130 min | R | July 30, 2021 | A24

A young knight takes a swing at a green stranger on Christmas Day and agrees to take the blow back in a year. The deal is a death sentence dressed up as honor. The whole film is the long walk to collect.

Gawain is the king’s nephew and a man with no story to call his own. On Christmas Day a towering Green Knight rides into the hall and offers a game. Land a blow and you must travel north in a year to receive the same in return. Gawain takes his head and seals his fate. David Lowery uses the medieval poem to ask a plain question. What is a man willing to do to become the hero he pretends to be.

Dev Patel plays Gawain as a frightened boy hiding inside a knight’s posture. He drinks too much and accomplishes nothing and craves a greatness he has not earned. Patel lets the dread show in his eyes while his body keeps marching toward the axe. Alicia Vikander doubles as Essel the lover and the unnamed Lady of a strange manor, and she sharpens the difference between desire and temptation. Joel Edgerton plays the Lord with a warm menace that never tips into threat. Barry Keoghan turns a roadside Scavenger into the film’s most honest character, a thief who tells Gawain the truth nobody else will.

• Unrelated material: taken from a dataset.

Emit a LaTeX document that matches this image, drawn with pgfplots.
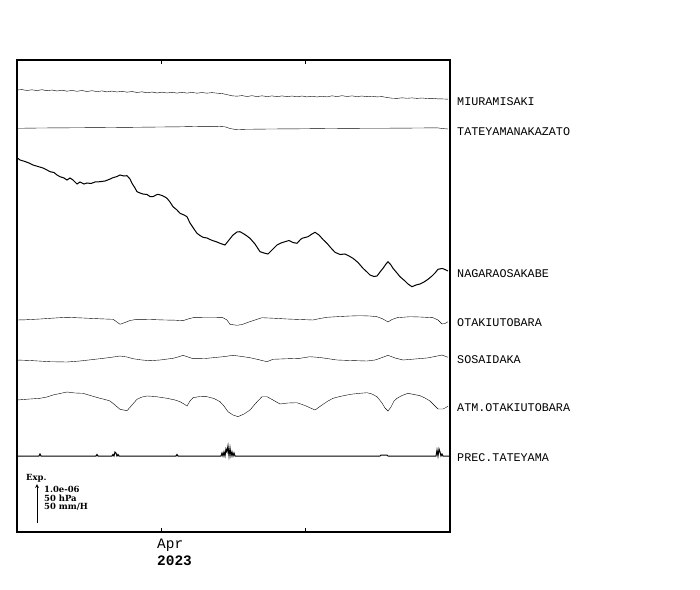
\documentclass[border=0pt]{standalone}
\usepackage{pgfplots}
\pgfplotsset{compat=1.18}
\usepackage{fontspec}
\setmainfont{DejaVu Serif}
\newfontfamily\mono{Liberation Mono}
\begin{document}
\begin{tikzpicture}
\begin{axis}[
  x=1bp, y=1bp, y dir=reverse,
  xmin=17, xmax=450, ymin=60, ymax=532,
  axis line style={line width=1.6bp},
  xtick={161,305}, xticklabels={}, ytick=\empty,
  tick align=inside, xtick pos=both,
  major tick length=4bp, tick style={line width=1bp, black},
  clip=false,
  cycle list={{black, no markers, line width=1bp, line join=round}},
]
\path (axis cs:0,0) rectangle (axis cs:700,590);
% MIURAMISAKI
\addplot coordinates {(17,90)(22,89.6)(27,90.5)(32,89.8)(37,90.6)(42,89.7)(47,90.7)(52,90)(57,91)(62,90.2)(67,91.2)(72,90.4)(77,91.3)(82,90.5)(87,91.5)(92,90.7)(97,91.6)(102,90.9)(107,91.9)(112,91.1)(117,92)(122,91.3)(127,92.2)(132,91.5)(137,92.5)(142,91.8)(147,92.8)(152,92)(157,93)(162,92.2)(167,93)(172,92.3)(177,93.1)(182,92.3)(187,93.1)(192,92.4)(197,93.2)(202,92.5)(207,93.2)(212,92.6)(217,93.2)(222,93.5)(227,94.6)(232,95.8)(237,96.2)(242,95.6)(247,96.5)(252,95.7)(257,96.6)(262,95.8)(267,96.6)(272,95.9)(277,96.7)(282,95.9)(287,96.7)(292,96)(297,96.8)(302,96)(307,96.9)(312,96.2)(317,97)(322,96.2)(327,96.9)(332,95.8)(337,96.6)(342,95.7)(347,96.5)(352,95.9)(357,96.6)(362,96)(367,96.7)(372,96.2)(377,96.9)(382,96.6)(387,97.5)(392,98.2)(397,98.4)(402,97.8)(407,98.3)(412,97.9)(417,98.4)(422,98)(427,98.5)(432,98.3)(437,98.8)(442,98.9)(448,99.2)};
% TATEYAMANAKAZATO
\addplot coordinates {(17,128.3)(40,128)(70,127.8)(100,127.6)(133,127.3)(160,127)(180,126.8)(200,126.4)(215,126.3)(225,126.8)(230,128.5)(236,129.6)(245,129.3)(270,129)(300,128.8)(330,128.5)(360,128.3)(390,128.2)(420,128)(437,127.8)(443,128.6)(448,129)};
% NAGARAOSAKABE
\addplot coordinates {(17,157.7)(20,160)(25,161.5)(29,163)(33,165)(38,166.5)(43,168)(47,170)(50,171.7)(54,172.5)(57,175)(60,176.7)(64,178)(67,180)(70,178)(73,180)(77,184)(80,182)(84,184)(87,183)(91,183.5)(95,182)(100,181.7)(105,181)(109,179.5)(113,177.7)(117,176.5)(120,175)(124,176)(127,175.7)(130,179)(132,183.3)(135,188)(137,191.7)(140,193)(143,194)(147,194.5)(150,196.5)(153,196.7)(156,195)(158,194.3)(162,195.5)(165,197)(167,198.3)(170,202)(173,206.7)(177,210)(180,213.3)(184,215)(187,216.7)(190,223)(194,229)(197,233.3)(200,235.5)(203,237.3)(207,238)(210,239.5)(213,240.7)(217,242)(220,243.3)(225,245)(229,240)(233,235)(237,232)(240,231.7)(244,234)(247,236)(250,238.3)(255,244)(260,251.7)(264,253)(268,254)(272,250)(277,245)(281,243)(285,241.7)(289,240.5)(293,242.5)(297,243.3)(300,240)(302,238.3)(305,237.5)(308,236.7)(312,234)(315,232.3)(319,235)(323,239.5)(327,243.3)(331,248)(335,252.3)(340,254.5)(345,254)(349,256)(353,258.3)(358,262.5)(363,268.3)(367,272)(370,275)(374,276.5)(377,276)(380,272)(383,268.3)(386,264)(388,261.7)(391,265)(393,268.3)(397,273)(400,276.7)(405,281)(408,284)(412,286.7)(416,285)(420,284)(424,282)(428,279.3)(432,276)(435,273)(438,269.3)(441,268.7)(443,268.7)(446,270)(448,271)};
% OTAKIUTOBARA
\addplot coordinates {(17,320)(25,319.8)(40,319)(55,318)(67,317.3)(83,318)(100,318.8)(113,319.3)(117,322)(120,324.3)(125,322.5)(130,320.5)(137,319.3)(150,319.5)(165,320)(175,320.2)(183,320.7)(188,319)(193,317.7)(205,317.5)(215,317.5)(223,317.7)(227,320)(230,324.3)(237,325.3)(242,324.5)(247,322.7)(255,320)(262,317.7)(275,318.3)(287,319)(300,319.5)(313,320)(320,318.5)(327,317.3)(340,316.5)(350,316)(360,315.7)(370,316)(377,316.7)(383,319)(388,322)(392,319.5)(397,317.7)(410,316.7)(420,317)(433,317.7)(438,320)(442,324)(445,323.5)(448,321.7)};
% SOSAIDAKA
\addplot coordinates {(17,360)(30,360.5)(50,361.7)(67,362)(80,361)(100,358.7)(110,357.5)(120,356)(127,357)(133,358.7)(142,360)(150,360.7)(160,360)(173,358.3)(178,357)(183,355.3)(188,357)(193,358.7)(205,358.5)(217,357.3)(225,356.5)(233,355.3)(242,356.5)(250,357.7)(258,359.5)(267,361.7)(273,359.3)(285,358.8)(300,358.3)(310,356.7)(320,357.5)(337,360)(350,360.5)(367,361)(375,360)(380,358.3)(388,355.3)(395,358)(403,360)(415,359)(427,358)(435,356.5)(442,355)(448,357.3)};
% ATM.OTAKIUTOBARA
\addplot coordinates {(17,400)(30,399)(40,398.3)(47,397)(53,395)(60,393.5)(67,392)(75,393)(83,393.3)(92,396)(100,398.3)(105,399.5)(110,401)(115,405)(120,409.3)(127,410.7)(132,405)(137,399.3)(142,397)(147,396)(155,396.5)(167,398.3)(175,400)(180,401.7)(184,404)(187,406)(190,401)(193,397.7)(200,396.5)(207,396.7)(214,398.5)(220,401.7)(224,406)(228,411.7)(233,415)(238,416.7)(244,414)(250,410)(256,403)(262,396.7)(267,396.7)(273,400)(280,404)(288,403)(297,402.7)(305,405.5)(315,410)(322,405)(328,401)(333,398.3)(340,396.5)(347,395)(353,394)(360,393.3)(367,392.7)(372,394)(377,396.7)(382,403)(385,408)(388,411)(391,407)(394,401)(397,398.3)(402,395.5)(408,393.3)(414,394.5)(420,395.7)(425,398)(430,401)(434,405)(438,409)(443,409)(446,407.5)(448,406)};
% PREC.TATEYAMA
\addplot coordinates {(17,456)(39,456)(40,454)(41,456)(96,456)(97,454.5)(98,456)(112,456)(113,454.5)(114,456)(115,452)(116,453)(117,456)(118,454.5)(119,456)(176,456)(177,454.5)(178,456)(221,456)(222,453)(223,456)(224,452)(225,456)(226,449)(227,452)(228,446)(229,456)(230,448)(231,456)(232,452)(233,456)(234,453)(235,456)(380,456)(381,455)(387,455)(388,456)(436,456)(437,450)(438,456)(439,449)(440,452)(441,456)(442,454)(443,456)(450,456)};
% labels
\begin{scope}[every node/.style={anchor=west, inner sep=0pt, font=\mono\fontsize{11.8}{12}\selectfont}]
\node at (axis cs:457,102) {MIURAMISAKI};
\node at (axis cs:457,132) {TATEYAMANAKAZATO};
\node at (axis cs:457,274) {NAGARAOSAKABE};
\node at (axis cs:457,323) {OTAKIUTOBARA};
\node at (axis cs:457,360) {SOSAIDAKA};
\node at (axis cs:457,408) {ATM.OTAKIUTOBARA};
\node at (axis cs:457,458) {PREC.TATEYAMA};
\end{scope}
\node[anchor=west, inner sep=0pt, font=\mono\fontsize{14.5}{15}\selectfont] at (axis cs:157,545) {Apr};
\node[anchor=west, inner sep=0pt, font=\mono\bfseries\fontsize{14.5}{15}\selectfont] at (axis cs:157,561) {2023};
% scale legend
\begin{scope}[every node/.style={anchor=west, inner sep=0pt, font=\bfseries\fontsize{8.5}{9}\selectfont}]
\node at (axis cs:26,478) {Exp.};
\node at (axis cs:44,489) {1.0e-06};
\node at (axis cs:44,498) {50 hPa};
\node at (axis cs:44,507) {50 mm/H};
\end{scope}
\draw[-stealth, line width=0.8bp] (axis cs:37,523) -- (axis cs:37,484);
\end{axis}
\end{tikzpicture}
\end{document}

Lowery writes and directs with a patience that treats every frame as ritual. Andrew Droz Palermo shoots the journey in damp greens and sickly golds, and the camera rotates a full circle around a corpse-strewn battlefield to collapse time into a single move. Daniel Hart’s score leans on choral voices and drone to make the natural world feel ancient and indifferent. The production design favors mud and stone over pageantry, and the giants that pass through a foggy valley arrive without explanation or fanfare. The film trusts image over plot and refuses to translate its symbols into lessons.

This is a story about courage examined until it dissolves into vanity. Gawain wants the honor without the cost and the title without the deed. Lowery builds the entire film toward a single moment of choice and then sits inside the silence before it. The ending withholds the comfort the genre promises because the comfort was always the lie.